Microsoft 365 includes retention policies. Many organizations configure these and assume they have backup covered. They do not. Retention and backup are different tools designed for different purposes, and conflating them is a risk that does not become obvious until recovery is actually needed.
What Microsoft Retention Is For
Retention policies in Microsoft 365 are compliance tools. They preserve data for a defined period to meet legal, regulatory, or organizational requirements. A retention policy can prevent users from permanently deleting emails or documents, keep data available for legal hold, and ensure data is not removed before a required retention period expires.
Retention policies are not designed to restore specific items to a specific point in time. They are designed to prevent deletion, not to enable granular recovery. If you need to restore a folder structure that was accidentally reorganized, or recover a SharePoint site to how it looked three weeks ago, retention policies are not built for that.
What Third-Party Backup Provides
Third-party backup solutions take scheduled snapshots of your Microsoft 365 environment and store them independently of Microsoft's infrastructure. This enables:
- Point-in-time recovery to a specific date and time
- Granular item-level restore (individual emails, files, or calendar events) without restoring an entire mailbox or site
- Recovery from ransomware, where production data has been encrypted or deleted
- Longer retention windows than Microsoft's built-in recycle bin, which typically expires after 90 to 180 days
- Cross-tenant recovery in specific scenarios where Microsoft's tools cannot help
The Key Distinction
Retention keeps data from being prematurely deleted. Backup creates a recoverable copy that can be restored when needed. Both have value. They address different risks. An organization with robust retention policies but no third-party backup is protected against one type of data loss scenario and unprotected against several others.

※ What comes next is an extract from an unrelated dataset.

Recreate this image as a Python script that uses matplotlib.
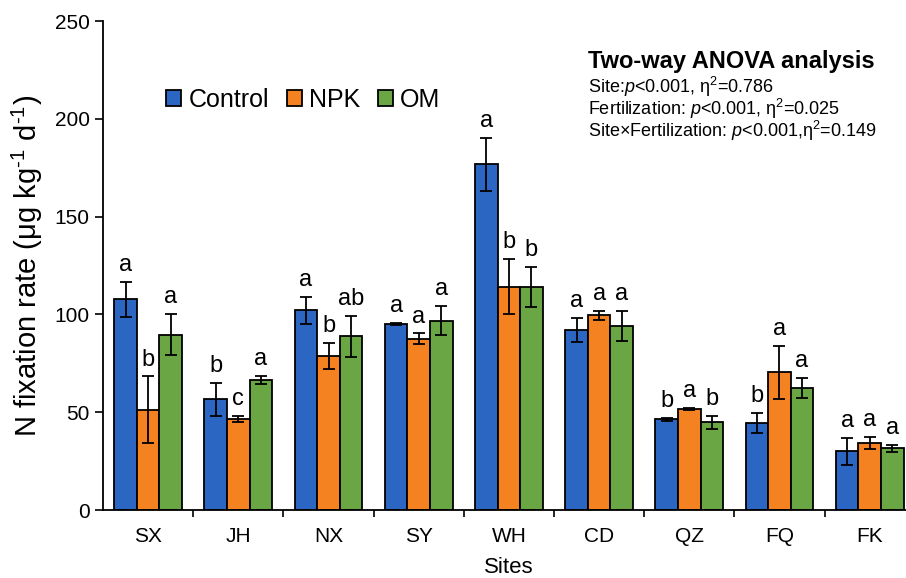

The scenarios where backup matters most are exactly the ones retention cannot address: ransomware encrypting cloud storage, accidental or malicious mass deletion after a retention window has passed, and data loss caused by misconfigured Microsoft 365 settings.
Which Does Your Organization Need
Most organizations in regulated industries need both: retention policies to meet compliance requirements and third-party backup to meet recovery requirements. Organizations not subject to specific retention regulations still benefit from third-party backup as a defense against data loss events that Microsoft's built-in tools were not designed to handle.
Reviewing your current data protection posture, understanding what Microsoft covers, what your retention policies cover, and where the gaps are, is the starting point for making a decision based on actual risk rather than assumption.